So it seems like there’s this unspoken rule that you can decorate your house for Halloween up to, what?, a week early. You can carve your jack 0’lanterns, you can have them sitting out on the front porch. But you wouldn’t leave the jack o’lanterns sitting out lit at night until Halloween. Which means you get to enjoy the fruits of your creativity for only one night. And then if you don’t take the jack o’lantern down, along with any other Halloween decorations, within the next day, you feel like a desultory neighbor, ’cause, you know, Halloween’s over.
Contrast that to Christmas.
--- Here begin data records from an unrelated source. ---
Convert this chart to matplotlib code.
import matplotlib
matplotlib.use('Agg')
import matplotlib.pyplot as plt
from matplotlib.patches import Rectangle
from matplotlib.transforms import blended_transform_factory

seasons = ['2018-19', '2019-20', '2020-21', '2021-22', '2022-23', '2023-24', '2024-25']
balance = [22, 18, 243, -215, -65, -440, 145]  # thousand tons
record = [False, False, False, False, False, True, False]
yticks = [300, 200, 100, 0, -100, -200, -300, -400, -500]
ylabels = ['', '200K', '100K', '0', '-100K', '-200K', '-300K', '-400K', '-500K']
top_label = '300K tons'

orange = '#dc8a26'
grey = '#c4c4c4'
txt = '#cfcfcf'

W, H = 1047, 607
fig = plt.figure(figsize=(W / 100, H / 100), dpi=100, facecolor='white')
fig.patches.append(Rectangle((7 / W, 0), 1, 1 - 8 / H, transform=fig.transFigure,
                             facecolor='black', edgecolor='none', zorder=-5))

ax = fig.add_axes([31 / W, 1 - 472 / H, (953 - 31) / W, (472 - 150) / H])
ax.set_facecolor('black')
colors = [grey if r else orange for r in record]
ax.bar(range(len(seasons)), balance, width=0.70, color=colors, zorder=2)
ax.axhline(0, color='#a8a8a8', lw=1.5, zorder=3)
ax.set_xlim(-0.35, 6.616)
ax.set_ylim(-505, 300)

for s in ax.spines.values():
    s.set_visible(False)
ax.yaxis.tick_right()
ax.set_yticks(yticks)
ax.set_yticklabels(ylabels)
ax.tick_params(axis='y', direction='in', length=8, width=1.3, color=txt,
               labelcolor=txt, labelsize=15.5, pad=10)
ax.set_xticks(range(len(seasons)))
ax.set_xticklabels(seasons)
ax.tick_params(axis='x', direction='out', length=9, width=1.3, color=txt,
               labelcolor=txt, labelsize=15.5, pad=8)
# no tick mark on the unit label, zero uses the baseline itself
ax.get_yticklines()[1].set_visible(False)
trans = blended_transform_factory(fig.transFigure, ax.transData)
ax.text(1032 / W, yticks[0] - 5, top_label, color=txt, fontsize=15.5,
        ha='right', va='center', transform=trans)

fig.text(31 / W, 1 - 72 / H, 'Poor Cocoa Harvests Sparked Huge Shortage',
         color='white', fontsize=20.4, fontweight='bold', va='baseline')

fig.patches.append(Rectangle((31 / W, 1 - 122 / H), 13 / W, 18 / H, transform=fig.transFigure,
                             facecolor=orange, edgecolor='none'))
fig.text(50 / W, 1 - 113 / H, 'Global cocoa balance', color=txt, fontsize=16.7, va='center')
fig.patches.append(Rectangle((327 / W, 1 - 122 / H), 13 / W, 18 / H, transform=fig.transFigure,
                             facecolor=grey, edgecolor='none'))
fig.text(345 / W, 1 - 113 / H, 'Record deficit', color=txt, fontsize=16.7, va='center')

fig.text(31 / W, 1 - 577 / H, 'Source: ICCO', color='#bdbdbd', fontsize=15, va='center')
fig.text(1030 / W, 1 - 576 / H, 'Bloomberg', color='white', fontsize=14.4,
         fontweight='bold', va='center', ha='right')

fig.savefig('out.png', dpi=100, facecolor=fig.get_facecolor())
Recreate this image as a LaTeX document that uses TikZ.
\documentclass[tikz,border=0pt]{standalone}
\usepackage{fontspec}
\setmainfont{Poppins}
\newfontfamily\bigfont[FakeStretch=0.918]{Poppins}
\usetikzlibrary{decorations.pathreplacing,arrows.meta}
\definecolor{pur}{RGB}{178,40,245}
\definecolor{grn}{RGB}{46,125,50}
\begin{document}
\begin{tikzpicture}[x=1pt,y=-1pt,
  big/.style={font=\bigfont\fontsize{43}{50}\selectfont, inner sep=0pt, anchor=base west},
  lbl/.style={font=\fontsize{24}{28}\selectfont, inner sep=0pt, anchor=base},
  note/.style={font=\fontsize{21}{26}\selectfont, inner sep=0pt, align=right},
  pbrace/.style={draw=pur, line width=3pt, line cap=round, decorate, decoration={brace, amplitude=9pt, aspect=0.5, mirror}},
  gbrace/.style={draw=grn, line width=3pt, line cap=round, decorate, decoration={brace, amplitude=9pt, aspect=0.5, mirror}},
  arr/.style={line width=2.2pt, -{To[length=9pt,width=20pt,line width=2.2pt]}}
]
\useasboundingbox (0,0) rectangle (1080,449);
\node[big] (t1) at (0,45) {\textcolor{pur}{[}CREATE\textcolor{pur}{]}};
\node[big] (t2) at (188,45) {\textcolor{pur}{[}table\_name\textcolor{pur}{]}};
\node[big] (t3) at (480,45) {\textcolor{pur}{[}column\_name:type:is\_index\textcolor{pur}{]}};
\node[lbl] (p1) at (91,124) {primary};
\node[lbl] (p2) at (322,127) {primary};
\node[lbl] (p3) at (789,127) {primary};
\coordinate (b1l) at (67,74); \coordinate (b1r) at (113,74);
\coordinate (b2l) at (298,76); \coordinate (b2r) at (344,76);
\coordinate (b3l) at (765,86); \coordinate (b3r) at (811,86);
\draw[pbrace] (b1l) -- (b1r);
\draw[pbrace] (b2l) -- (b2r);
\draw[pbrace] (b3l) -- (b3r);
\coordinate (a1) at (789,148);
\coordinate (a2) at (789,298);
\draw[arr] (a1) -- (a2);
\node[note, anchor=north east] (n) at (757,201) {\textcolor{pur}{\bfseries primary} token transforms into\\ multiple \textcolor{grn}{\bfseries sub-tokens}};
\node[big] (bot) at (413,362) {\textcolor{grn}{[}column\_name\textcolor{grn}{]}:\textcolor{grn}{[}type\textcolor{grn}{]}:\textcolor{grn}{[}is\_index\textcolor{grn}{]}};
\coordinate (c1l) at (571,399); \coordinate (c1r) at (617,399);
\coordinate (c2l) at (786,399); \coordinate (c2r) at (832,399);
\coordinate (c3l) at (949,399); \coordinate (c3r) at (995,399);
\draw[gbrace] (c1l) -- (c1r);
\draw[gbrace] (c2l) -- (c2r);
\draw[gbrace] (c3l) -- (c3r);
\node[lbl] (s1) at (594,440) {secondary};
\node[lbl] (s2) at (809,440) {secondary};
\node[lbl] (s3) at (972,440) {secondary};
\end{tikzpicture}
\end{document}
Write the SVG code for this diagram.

I can put up a Christmas tree on, like, Thanksgiving weekend, and I can put lights up outside my house, and I can light everything up for the world to see a month before December 25 and then for a couple weeks afterward. Why can’t Halloween linger that way–just a little?
So today I get online, and I see Google’s Day-of-the-Dead-ified logo, and suddenly I’m having this fantasy of a pluralistic future in which Halloween and Day of the Dead bleed together, in popular culture, to form this three-day holiday that starts October 31 with the Celtic jack o’lanterns and trick-and-treating (that is Celtic, right?) but doesn’t finish until November 2, when maybe people add to their jack o’lantern displays–which they’ve kept lighting for the past two nights–some magnolias and votive candles and comical skeleton figurines (which Mexican markets with any savvy should be stocking this time of year, yes?), and sugar skulls show up as a seasonal treat at school and work (because in my fantasy you can buy those now in your Anglo-owned supermarket, even here in heartland America).
I wanna do this next year. I want a three-day, Celtic-plus-Mexican, Halloween-to-Day-of-the-Dead celebration.